Now it can be told — mugging victim was Arthur Phillips!
Andrea von Lintel

Cobble Hill author Arthur Phillips is poised to join the most elite strata of novelists — those with money.

And all he had to do was write a fourth novel that can withstand the scrutiny of literary hotshots like Michael Chabon and Jonathan Lethem.

Phillips is one of four writers — and the only Brooklyn resident — to reach the finals of a unique St. Francis College literary contest that will award $50,000 to the best fourth-time novelist.

Book world elites including Chabon, Lethem, as well as Heidi Julavitz and Ben Marcus, will judge Phillips’s “The Song Is You,” which was released in April. Set in Brooklyn, the book tells the story of a middle-aged man whose life turns upside down when he falls in love with a young singer in an Atlantic Avenue bar.

“It’s about associating music with memories of your life, and about it’s being addicted to your headphones and your music collection,” the writer and music-lover said.

Contest organizers told The Brooklyn Paper in March that they decided to honor fourth-time writers because the fourth book represents an important moment in an author’s career that is often overlooked by other contests.
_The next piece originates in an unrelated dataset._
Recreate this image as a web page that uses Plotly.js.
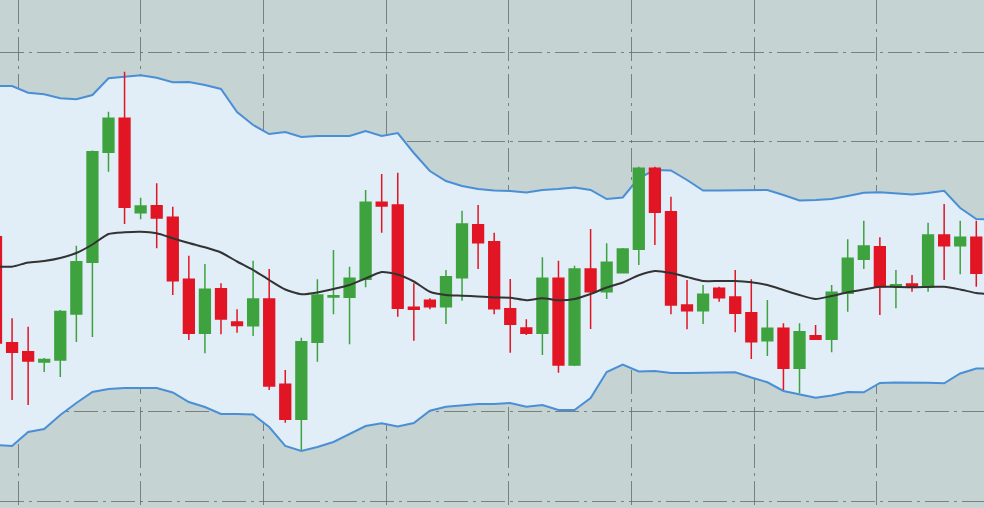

They also decided on the number as a way to limit the number of applicants, considering that there are far more first-time writers than fourth-time writers.

For Phillips, the fourth book — which coincided with his 40th birthday — served as a turning point.
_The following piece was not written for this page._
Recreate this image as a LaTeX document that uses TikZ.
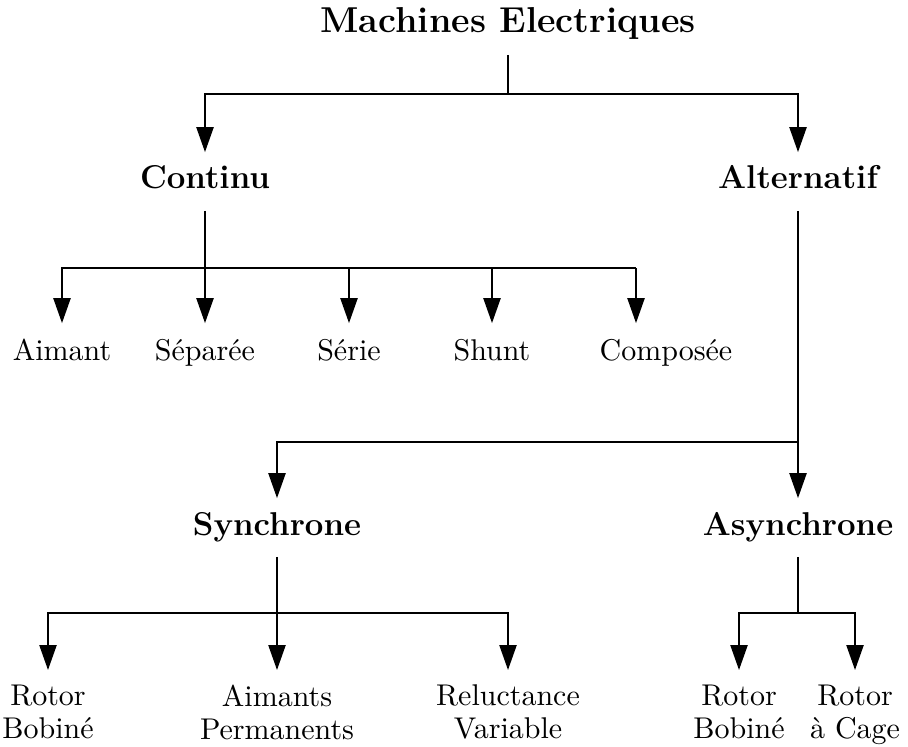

“The fourth novel certainly represents a psychological change in a career,” he said. “With the fourth book, I feel like I’m treated as a writer who has been around for a while — and who, if he is going to keep sticking around, is going to have to do something else to keep getting people’s attention.”

Winning the prize might help keep him in the public eye, but it would definitely help “bankroll more writing,” said Phillips, who is working on his fifth novel, which, rumor has it, has a Shakespearean leitmotif.

But the Brooklyn writer is facing some pretty tough competition from California poet and novelist Jim Krusoe, whose satirical novel “Girl Factory” details a strange discovery in the basement of a frozen yogurt shop. Also on the short list are Aleksandar Hemon’s short story collection “Love and Obstacles,” which depicts the life of a young man in war-torn Sarajevo; and Nigerian-born writer Chris Abani’s “Song of the Night,” which tells the story of a 15-year-old searching for mines in Africa. Heavy stuff.

Win or lose, just making it to onto the list is cause to celebrate for Phillips because it means his book will be read by the panel of famed writers.

“Knowing you are being read by esteemed company is one of the most thrilling things that can happen to you as a writer — besides actually writing a book,” he said.

The winner of the prize will be announced at the Brooklyn Book Festival Gala on Sept. 12.